**** Stored data
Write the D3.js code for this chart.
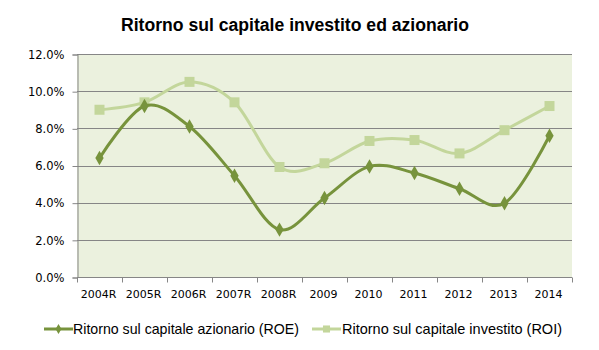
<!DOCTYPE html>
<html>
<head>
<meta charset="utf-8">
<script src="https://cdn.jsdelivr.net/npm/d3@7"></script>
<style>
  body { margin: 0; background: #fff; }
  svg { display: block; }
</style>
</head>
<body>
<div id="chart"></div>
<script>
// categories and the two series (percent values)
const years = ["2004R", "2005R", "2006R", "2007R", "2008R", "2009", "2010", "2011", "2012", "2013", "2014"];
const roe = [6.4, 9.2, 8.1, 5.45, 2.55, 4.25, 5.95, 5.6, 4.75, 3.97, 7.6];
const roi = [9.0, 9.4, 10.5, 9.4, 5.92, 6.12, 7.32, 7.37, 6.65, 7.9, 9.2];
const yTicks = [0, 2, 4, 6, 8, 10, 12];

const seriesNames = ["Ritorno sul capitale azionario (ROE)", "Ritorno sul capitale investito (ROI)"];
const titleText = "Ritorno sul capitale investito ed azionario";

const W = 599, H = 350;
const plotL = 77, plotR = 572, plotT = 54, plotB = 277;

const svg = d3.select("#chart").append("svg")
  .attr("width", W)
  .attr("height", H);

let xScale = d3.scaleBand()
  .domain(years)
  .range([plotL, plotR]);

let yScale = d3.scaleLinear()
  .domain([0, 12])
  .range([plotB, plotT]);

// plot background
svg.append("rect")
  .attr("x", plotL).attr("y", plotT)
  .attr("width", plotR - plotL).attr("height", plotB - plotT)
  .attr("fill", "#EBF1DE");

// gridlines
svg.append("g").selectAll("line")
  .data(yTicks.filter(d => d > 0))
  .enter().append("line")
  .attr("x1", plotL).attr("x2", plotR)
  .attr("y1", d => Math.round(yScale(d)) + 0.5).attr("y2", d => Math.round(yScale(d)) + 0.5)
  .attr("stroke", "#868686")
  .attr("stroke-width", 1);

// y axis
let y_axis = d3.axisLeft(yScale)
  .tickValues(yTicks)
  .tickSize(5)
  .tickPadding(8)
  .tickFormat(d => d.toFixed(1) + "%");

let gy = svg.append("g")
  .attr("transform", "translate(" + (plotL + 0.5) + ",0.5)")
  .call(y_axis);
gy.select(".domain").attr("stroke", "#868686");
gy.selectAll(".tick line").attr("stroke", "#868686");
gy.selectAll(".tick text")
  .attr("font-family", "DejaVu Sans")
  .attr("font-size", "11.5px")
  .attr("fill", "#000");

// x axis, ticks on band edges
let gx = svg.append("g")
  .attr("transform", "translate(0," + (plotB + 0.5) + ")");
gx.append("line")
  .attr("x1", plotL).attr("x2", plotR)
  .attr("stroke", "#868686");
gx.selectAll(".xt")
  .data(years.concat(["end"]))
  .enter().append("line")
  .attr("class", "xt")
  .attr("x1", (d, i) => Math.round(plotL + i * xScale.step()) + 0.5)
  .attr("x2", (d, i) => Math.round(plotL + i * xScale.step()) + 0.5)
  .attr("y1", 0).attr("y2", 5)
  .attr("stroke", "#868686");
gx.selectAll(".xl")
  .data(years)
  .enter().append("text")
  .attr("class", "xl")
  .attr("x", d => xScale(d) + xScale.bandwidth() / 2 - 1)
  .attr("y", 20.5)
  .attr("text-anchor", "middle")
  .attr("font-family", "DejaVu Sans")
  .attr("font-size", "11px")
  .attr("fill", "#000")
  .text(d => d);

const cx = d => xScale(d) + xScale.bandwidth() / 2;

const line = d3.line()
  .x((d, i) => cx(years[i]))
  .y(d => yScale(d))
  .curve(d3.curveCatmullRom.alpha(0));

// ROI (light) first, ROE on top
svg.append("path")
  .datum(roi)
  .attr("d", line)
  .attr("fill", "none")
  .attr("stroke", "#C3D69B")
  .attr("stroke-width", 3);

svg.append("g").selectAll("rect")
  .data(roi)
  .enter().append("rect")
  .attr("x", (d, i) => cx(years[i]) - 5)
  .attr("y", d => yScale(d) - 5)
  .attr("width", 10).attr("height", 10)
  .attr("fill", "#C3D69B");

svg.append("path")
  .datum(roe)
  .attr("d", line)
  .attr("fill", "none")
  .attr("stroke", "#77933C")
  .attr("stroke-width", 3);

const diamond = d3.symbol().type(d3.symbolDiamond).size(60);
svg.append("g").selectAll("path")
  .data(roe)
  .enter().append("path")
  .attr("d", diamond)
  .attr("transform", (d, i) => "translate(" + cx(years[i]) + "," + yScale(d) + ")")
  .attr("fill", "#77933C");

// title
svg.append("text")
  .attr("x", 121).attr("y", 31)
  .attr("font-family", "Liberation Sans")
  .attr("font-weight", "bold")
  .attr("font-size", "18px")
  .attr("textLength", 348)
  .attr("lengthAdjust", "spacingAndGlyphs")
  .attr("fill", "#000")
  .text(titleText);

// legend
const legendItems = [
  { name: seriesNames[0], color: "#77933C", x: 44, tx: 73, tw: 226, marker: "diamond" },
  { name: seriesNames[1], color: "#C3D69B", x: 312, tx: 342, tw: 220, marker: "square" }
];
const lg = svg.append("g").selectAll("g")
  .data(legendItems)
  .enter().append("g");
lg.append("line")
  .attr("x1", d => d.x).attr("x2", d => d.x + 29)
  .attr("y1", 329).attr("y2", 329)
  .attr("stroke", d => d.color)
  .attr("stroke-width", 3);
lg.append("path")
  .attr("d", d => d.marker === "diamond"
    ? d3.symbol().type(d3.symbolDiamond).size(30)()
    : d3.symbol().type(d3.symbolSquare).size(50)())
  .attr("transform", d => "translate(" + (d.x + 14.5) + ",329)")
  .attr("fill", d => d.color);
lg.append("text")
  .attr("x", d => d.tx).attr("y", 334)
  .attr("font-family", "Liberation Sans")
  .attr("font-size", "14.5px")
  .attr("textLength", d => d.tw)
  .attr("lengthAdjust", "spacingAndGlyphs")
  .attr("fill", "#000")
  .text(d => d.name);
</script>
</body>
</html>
********
**Goal**
Display every line of the listing that contains the string "chart".

**Final answer**
Write the D3.js code for this chart.
<div id="chart"></div>
const svg = d3.select("#chart").append("svg")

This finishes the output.